By Peter Whoriskey and Kim Hart
Washington Post Staff Writers
Tuesday, March 25, 2008
The Justice Department approved the merger of XM and Sirius yesterday, ruling that the union of the nation's two major satellite-radio services does not create an anti-competitive monopoly.
The decision eliminates what was viewed as the toughest legal hurdle facing the $13 billion deal, which must be approved by the Federal Communications Commission. Consumer groups and traditional broadcasters have urged the FCC to impose conditions on the merger.
Founded 11 years ago in the District, XM pioneered a market for paid radio. XM and Sirius were emblematic of the growth in media choice for consumers, as the market for online, cable and digital media players boomed. But the strength of other media caused stock prices for XM and Sirius to sag and created financial incentives for consolidation.
In explaining the decision, Justice officials said the options beyond satellite radio -- digital recordings, high-definition radio, Web radio -- mean that XM and Sirius could merge without diminishing competition.
"There are other alternatives out there," Assistant Attorney General Thomas O. Barnett said in a conference call. "We just simply found that the evidence didn't indicate that it would harm consumers."
The deal, which was proposed more than a year ago, has drawn criticism from 72 members of Congress.
"We believe the elimination of competition between XM and Sirius is contrary to antitrust law and the interests of consumers," Sen. Herb Kohl (D-Wis.), chairman of the Judiciary Committee's subcommittee on antitrust and consumer rights, said in a statement.
He cited "the Justice Department's record in recent years of failing to oppose numerous mergers, which reduced competition in key industries."
Kohl and others urged the FCC to block it.
The merger's most vocal industry critic was the broadcast industry.
"This is a monopoly, and unless they defy history, it will act like monopolies act," said Dennis Wharton, executive vice president of the National Association of Broadcasters, which had argued that local radio stations would not be able to compete nationally. "Without competition, they will raise prices, won't improve their technology and will limit their offerings."
The FCC declined to comment, but analysts said yesterday that the agency often follows the Justice Department's lead.
"The FCC has never, to our knowledge, rejected a merger approved by the DOJ. We don't believe this one is likely to be the first," Blair Levin, an analyst with Stifel Nicolaus, wrote in a note to investors.

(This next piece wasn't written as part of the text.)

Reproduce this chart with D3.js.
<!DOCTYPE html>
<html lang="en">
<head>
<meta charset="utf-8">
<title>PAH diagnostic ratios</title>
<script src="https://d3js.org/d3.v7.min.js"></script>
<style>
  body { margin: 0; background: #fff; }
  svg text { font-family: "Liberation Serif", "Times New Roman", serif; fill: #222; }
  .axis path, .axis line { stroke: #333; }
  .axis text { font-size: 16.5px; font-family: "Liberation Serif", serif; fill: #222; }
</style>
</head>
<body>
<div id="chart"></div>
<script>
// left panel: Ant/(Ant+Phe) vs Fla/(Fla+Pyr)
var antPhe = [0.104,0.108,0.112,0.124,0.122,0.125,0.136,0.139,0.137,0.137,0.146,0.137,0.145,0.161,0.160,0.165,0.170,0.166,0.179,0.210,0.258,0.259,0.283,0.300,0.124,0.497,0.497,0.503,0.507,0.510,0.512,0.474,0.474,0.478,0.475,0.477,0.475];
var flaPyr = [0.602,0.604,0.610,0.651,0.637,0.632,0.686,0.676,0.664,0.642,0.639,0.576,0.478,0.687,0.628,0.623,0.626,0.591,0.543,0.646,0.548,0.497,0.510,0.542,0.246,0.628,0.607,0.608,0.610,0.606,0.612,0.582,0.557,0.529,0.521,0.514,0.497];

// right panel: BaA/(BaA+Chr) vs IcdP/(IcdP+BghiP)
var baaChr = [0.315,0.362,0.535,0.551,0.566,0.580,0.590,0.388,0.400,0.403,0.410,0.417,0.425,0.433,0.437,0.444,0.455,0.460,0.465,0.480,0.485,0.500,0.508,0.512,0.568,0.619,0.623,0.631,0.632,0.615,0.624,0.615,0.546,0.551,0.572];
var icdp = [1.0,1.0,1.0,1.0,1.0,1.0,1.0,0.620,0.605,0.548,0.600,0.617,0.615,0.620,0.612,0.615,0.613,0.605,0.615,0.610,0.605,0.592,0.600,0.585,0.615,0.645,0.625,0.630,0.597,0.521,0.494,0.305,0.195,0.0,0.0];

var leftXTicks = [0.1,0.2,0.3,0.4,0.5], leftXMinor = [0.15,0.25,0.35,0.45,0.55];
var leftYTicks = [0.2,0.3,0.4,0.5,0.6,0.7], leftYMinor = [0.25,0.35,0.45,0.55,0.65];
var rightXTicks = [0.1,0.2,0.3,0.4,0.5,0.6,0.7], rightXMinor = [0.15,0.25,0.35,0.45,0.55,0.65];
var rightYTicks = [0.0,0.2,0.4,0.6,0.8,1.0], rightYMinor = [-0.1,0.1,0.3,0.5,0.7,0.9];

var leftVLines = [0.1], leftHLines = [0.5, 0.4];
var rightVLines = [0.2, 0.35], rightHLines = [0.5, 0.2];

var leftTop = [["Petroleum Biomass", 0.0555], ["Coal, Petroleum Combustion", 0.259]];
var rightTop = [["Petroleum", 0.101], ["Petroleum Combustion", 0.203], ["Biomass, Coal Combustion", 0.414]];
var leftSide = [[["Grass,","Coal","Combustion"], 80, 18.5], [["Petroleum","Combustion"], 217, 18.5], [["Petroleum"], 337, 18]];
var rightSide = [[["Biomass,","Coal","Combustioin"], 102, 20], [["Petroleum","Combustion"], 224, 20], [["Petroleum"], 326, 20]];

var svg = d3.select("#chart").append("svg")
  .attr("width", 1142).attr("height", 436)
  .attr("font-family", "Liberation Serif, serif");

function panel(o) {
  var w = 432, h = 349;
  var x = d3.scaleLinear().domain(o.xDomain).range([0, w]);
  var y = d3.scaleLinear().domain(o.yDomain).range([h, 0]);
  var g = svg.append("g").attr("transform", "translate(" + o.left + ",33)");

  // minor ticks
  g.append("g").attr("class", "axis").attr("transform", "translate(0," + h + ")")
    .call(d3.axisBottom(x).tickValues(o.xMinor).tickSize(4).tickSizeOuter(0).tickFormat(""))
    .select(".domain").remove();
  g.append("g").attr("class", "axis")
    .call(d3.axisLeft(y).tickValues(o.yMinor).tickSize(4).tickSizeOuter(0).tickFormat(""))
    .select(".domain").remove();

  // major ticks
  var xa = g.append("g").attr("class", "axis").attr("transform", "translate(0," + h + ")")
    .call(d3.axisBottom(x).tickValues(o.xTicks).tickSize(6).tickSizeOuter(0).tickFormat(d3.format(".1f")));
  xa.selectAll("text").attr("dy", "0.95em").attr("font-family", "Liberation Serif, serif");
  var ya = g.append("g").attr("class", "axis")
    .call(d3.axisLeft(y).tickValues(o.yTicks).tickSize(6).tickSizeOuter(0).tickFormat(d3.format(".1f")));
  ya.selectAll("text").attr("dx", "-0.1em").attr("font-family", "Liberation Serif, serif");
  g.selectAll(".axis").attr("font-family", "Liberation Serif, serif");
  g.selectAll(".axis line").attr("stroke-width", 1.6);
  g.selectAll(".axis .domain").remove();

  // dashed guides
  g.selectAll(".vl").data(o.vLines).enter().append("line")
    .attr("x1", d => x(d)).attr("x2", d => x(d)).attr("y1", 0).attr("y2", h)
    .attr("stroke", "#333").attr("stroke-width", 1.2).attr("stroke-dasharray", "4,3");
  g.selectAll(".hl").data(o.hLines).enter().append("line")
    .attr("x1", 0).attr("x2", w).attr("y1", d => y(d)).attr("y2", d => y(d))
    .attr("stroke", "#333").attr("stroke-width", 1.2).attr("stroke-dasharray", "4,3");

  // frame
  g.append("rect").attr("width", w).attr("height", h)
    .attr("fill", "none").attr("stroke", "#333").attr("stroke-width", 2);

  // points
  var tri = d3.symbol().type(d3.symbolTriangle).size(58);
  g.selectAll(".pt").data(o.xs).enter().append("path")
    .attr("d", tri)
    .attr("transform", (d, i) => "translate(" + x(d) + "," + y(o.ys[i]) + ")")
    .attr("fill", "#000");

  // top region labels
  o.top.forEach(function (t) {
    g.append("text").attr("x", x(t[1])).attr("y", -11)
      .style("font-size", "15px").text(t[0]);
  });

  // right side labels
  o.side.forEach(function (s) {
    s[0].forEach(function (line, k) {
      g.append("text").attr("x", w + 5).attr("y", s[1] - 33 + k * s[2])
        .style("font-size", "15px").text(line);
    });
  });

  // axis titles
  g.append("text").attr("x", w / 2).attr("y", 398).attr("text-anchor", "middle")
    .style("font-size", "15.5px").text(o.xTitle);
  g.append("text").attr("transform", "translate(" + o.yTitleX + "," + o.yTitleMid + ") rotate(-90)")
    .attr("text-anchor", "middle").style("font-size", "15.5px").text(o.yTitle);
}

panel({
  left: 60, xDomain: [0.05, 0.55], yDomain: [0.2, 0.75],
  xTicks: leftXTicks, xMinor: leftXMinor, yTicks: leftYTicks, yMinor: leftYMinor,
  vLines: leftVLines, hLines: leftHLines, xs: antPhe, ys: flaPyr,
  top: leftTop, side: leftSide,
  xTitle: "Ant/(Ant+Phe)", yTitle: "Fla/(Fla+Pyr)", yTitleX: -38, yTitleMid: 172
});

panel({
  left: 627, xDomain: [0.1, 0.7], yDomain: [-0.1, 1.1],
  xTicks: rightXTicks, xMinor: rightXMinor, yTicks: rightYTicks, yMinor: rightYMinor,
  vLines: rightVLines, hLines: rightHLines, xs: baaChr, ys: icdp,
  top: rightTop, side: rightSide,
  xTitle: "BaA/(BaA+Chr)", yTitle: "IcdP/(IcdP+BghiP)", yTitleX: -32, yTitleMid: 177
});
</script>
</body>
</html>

Attorneys for Sirius echoed that idea.
"The FCC standard [of review] is in many ways similar," said Kevin Arquit, Sirius's lead outside counsel. "The agency looks at whether a transaction is in the 'public interest,' and that has largely been an analysis of competition."

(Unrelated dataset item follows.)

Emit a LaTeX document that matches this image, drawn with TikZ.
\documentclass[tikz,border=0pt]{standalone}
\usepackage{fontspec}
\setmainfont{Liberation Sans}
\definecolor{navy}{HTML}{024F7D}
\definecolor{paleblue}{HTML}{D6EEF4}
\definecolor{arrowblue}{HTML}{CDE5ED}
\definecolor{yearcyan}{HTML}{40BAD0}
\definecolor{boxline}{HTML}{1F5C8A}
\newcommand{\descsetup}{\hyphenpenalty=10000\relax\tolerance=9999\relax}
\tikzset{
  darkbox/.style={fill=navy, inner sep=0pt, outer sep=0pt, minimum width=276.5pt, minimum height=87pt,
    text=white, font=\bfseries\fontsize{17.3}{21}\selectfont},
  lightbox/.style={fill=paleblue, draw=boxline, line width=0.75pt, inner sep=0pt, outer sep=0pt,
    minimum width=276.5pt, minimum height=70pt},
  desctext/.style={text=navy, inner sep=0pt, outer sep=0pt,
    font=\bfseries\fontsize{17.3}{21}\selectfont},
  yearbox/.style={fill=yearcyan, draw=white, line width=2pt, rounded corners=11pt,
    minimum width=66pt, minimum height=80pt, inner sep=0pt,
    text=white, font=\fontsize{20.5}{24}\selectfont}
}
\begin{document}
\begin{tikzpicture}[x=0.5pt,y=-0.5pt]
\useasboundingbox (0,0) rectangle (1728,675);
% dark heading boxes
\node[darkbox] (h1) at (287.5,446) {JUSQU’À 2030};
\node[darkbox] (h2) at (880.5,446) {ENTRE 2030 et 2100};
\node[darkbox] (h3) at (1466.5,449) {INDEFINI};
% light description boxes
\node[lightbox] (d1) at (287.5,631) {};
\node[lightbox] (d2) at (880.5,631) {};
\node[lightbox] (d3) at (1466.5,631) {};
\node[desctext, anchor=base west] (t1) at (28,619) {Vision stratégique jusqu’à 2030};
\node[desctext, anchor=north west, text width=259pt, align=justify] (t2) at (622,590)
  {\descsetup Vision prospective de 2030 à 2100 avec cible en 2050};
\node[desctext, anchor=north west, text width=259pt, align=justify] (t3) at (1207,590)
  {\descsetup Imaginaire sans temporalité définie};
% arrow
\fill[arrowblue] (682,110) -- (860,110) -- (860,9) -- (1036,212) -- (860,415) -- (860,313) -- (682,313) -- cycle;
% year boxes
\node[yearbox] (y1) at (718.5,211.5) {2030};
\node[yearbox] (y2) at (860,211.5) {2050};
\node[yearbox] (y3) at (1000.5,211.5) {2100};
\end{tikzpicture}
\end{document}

Public interest groups, including Public Knowledge and Free Press, have urged the FCC to impose restrictions on the merger, such as capping the prices companies can charge customers.
Consumers Union legal counsel Christopher Murray said the merger would be a monopoly, which could raise prices and force subscribers to listen to more advertisements.

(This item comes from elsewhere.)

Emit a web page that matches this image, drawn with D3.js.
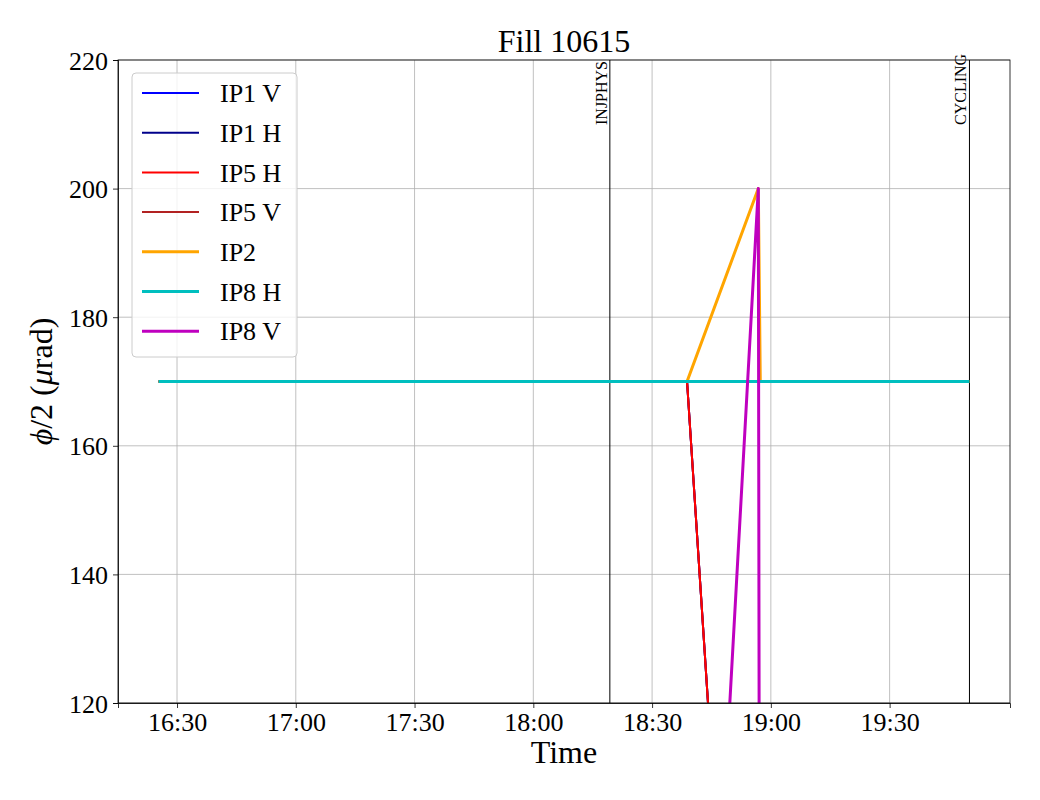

"People love these services because they're mostly free of advertising," Murray said. "But when you take away competitive pressure, it seems like the result for consumers may be a significant increase in the amount of advertising customers will have to hear."
James Goss, media and entertainment analyst at Barrington Research, said he expects the company's marketing efforts to become more focused so that consumers may hear fewer ads.
If consummated, the merger will unite the firms' roughly 14 million subscribers, most of whom currently pay $12.95 a month for the service. Much of XM and Sirius's growth is from in-car radio systems.
Combined, the companies could save money and pass along some of those savings to consumers, XM and Sirius executives have said. The merger could also broaden offerings, allowing users of each service to get new channels from the other. The companies also argue that consumers have so many options, there would not be an incentive to raise prices.
This summer they announced an "a la carte" pricing system that would cut rates to as low as $6.99 a month for 50 channels and allow consumers to pay on a per-channel basis for any additions. Under that kind of tiered pricing system, XM customers could, in theory, receive some Sirius offerings, such as Howard Stern, while Sirius customers could partake in XM's coverage of Major League Baseball.
FCC Chairman Kevin J. Martin has signaled that he thinks an a la carte plan would benefit consumers.
Wall Street welcomed the approval: Shares of XM closed up 15.5 percent at $13.79. Sirius shares rose 8.6 percent, closing at $3.15.
Staff writer Cecilia Kang contributed to this report.